[Data entries]
————

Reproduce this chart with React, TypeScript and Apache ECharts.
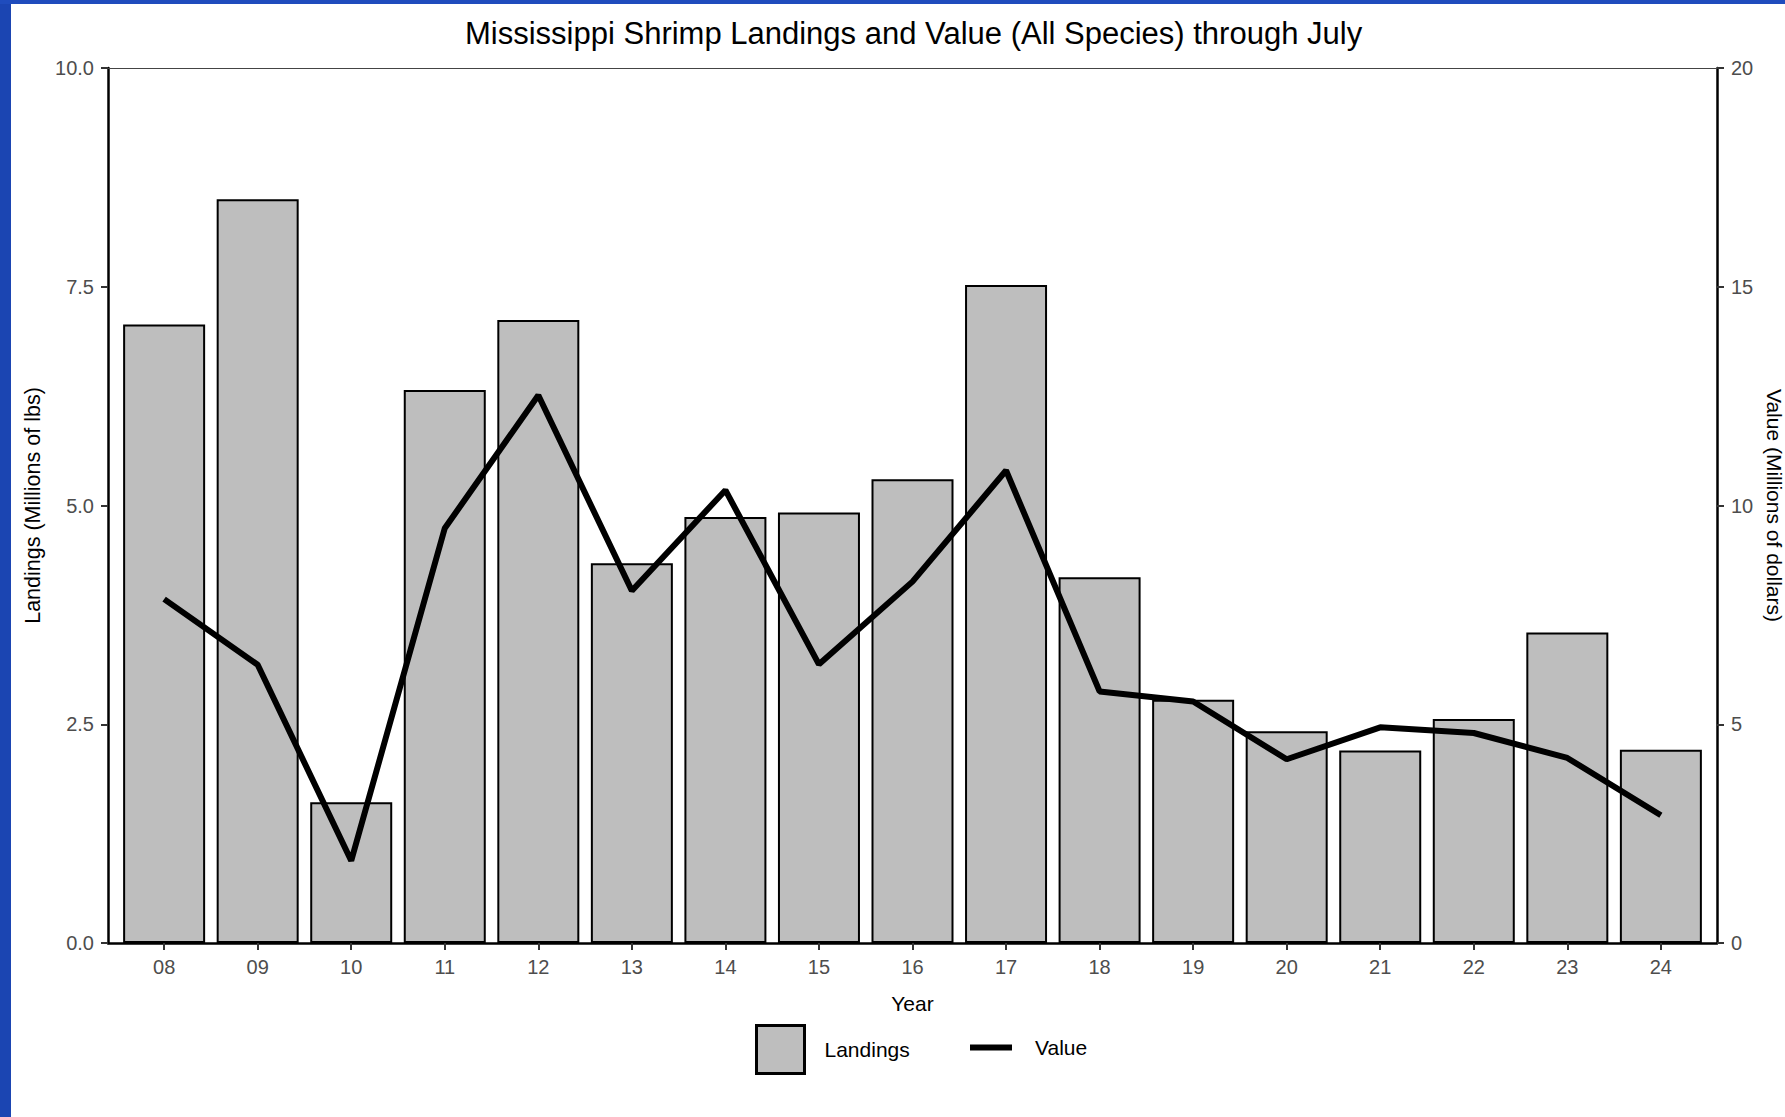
import React, { useEffect, useRef } from "react";
import * as echarts from "echarts";

const years = ["08", "09", "10", "11", "12", "13", "14", "15", "16", "17", "18", "19", "20", "21", "22", "23", "24"];
const landings = [7.07, 8.5, 1.61, 6.32, 7.12, 4.34, 4.87, 4.92, 5.3, 7.52, 4.18, 2.78, 2.42, 2.2, 2.56, 3.55, 2.21];
const values = [7.86, 6.36, 1.88, 9.48, 12.52, 8.05, 10.35, 6.37, 8.26, 10.8, 5.75, 5.52, 4.2, 4.93, 4.8, 4.23, 2.92];
const leftTicks = [0, 2.5, 5, 7.5, 10];
const rightTicks = [0, 5, 10, 15, 20];

const FONT = "'Liberation Sans', Arial, sans-serif";

export default function App() {
  const ref = useRef<HTMLDivElement>(null);
  useEffect(() => {
    document.body.style.margin = "0";
    const chart = echarts.init(ref.current!, null, { renderer: "svg" });
    const idx = years.map((_, i) => i);
    chart.setOption({
      animation: false,
      backgroundColor: "#ffffff",
      textStyle: { fontFamily: FONT },
      title: {
        text: "Mississippi Shrimp Landings and Value (All Species) through July",
        left: 460,
        top: 13,
        textStyle: { fontFamily: FONT, fontSize: 31, fontWeight: "normal", color: "#000" },
      },
      graphic: [
        { type: "rect", left: 0, top: 0, shape: { width: 11, height: 1117 }, style: { fill: "#1b45b2" }, z: 100 },
        { type: "rect", left: 0, top: 0, shape: { width: 1785, height: 4 }, style: { fill: "#1f4cbd" }, z: 100 },
      ],
      legend: [
        {
          data: ["Landings"],
          icon: "rect",
          left: 750,
          top: 1019,
          itemWidth: 48,
          itemHeight: 48,
          itemGap: 0,
          itemStyle: { borderColor: "#000", borderWidth: 3 },
          textStyle: { fontFamily: FONT, fontSize: 21, color: "#000", padding: [0, 0, 0, 15] },
        },
        {
          data: ["Value"],
          icon: "rect",
          left: 965,
          top: 1032,
          itemWidth: 42,
          itemHeight: 6,
          itemStyle: { color: "#000", borderWidth: 0 },
          textStyle: { fontFamily: FONT, fontSize: 21, color: "#000", padding: [0, 0, 0, 18] },
        },
      ],
      grid: { left: 108, right: 68, top: 68, bottom: 174, outerBoundsMode: "none", containLabel: false },
      xAxis: [
        {
          type: "value",
          min: -0.6,
          max: 16.6,
          position: "bottom",
          name: "Year",
          nameLocation: "middle",
          nameGap: 50,
          nameTextStyle: { fontFamily: FONT, fontSize: 21, color: "#000" },
          axisLine: { show: true, onZero: false, lineStyle: { color: "#000", width: 2.5 } },
          axisTick: { show: true, length: 7, lineStyle: { color: "#333", width: 2 }, customValues: idx },
          axisLabel: {
            customValues: idx,
            formatter: (v: number) => years[Math.round(v)] ?? "",
            fontFamily: FONT,
            fontSize: 20,
            color: "#4d4d4d",
            margin: 14,
          },
          splitLine: { show: false },
        },
        {
          type: "value",
          min: -0.6,
          max: 16.6,
          position: "top",
          axisLine: { show: true, onZero: false, lineStyle: { color: "#444", width: 1.2 } },
          axisTick: { show: false },
          axisLabel: { show: false },
          splitLine: { show: false },
        },
      ],
      yAxis: [
        {
          type: "value",
          min: 0,
          max: 10,
          interval: 2.5,
          position: "left",
          name: "Landings (Millions of lbs)",
          nameLocation: "middle",
          nameGap: 58,
          nameTextStyle: { fontFamily: FONT, fontSize: 21.5, color: "#000" },
          axisLine: { show: true, onZero: false, lineStyle: { color: "#000", width: 2.5 } },
          axisTick: { show: true, length: 7, lineStyle: { color: "#333", width: 2 } },
          axisLabel: {
            formatter: (v: number) => (leftTicks.includes(v) ? v.toFixed(1) : ""),
            fontFamily: FONT,
            fontSize: 20,
            color: "#4d4d4d",
            margin: 14,
          },
          splitLine: { show: false },
        },
        {
          type: "value",
          min: 0,
          max: 20,
          interval: 5,
          position: "right",
          name: "Value (Millions of dollars)",
          nameLocation: "middle",
          nameGap: 44,
          nameRotate: -90,
          nameTextStyle: { fontFamily: FONT, fontSize: 21, color: "#000" },
          axisLine: { show: true, onZero: false, lineStyle: { color: "#000", width: 2.5 } },
          axisTick: { show: true, length: 7, lineStyle: { color: "#333", width: 2 } },
          axisLabel: {
            formatter: (v: number) => (rightTicks.includes(v) ? String(v) : ""),
            fontFamily: FONT,
            fontSize: 20,
            color: "#4d4d4d",
            margin: 14,
          },
          splitLine: { show: false },
        },
      ],
      series: [
        {
          name: "Landings",
          type: "bar",
          xAxisIndex: 0,
          yAxisIndex: 0,
          barWidth: 82,
          data: landings.map((v, i) => [i, v]),
          itemStyle: { color: "#bebebe", borderColor: "#000", borderWidth: 2 },
        },
        {
          name: "Value",
          type: "line",
          xAxisIndex: 0,
          yAxisIndex: 1,
          symbol: "none",
          data: values.map((v, i) => [i, v]),
          lineStyle: { color: "#000", width: 6 },
          itemStyle: { color: "#000" },
          z: 5,
        },
      ],
    });
    return () => chart.dispose();
  }, []);
  return <div ref={ref} style={{ width: 1785, height: 1117 }} />;
}
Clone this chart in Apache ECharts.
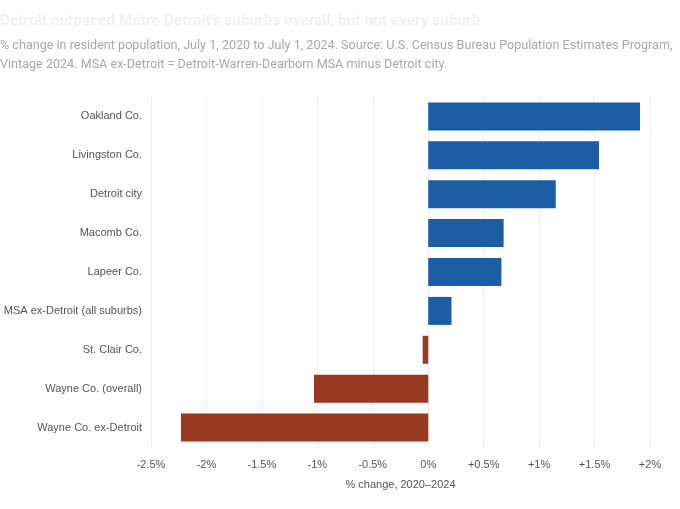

————

## EXERCISE
Go back to the entries above and restate word for word every line from the first through the one that contains "import * as", leaving the pictures behind.

## WRITTEN RESPONSE
Reproduce this chart with React, TypeScript and Apache ECharts.
import React, { useEffect, useRef } from "react";
import * as echarts from "echarts";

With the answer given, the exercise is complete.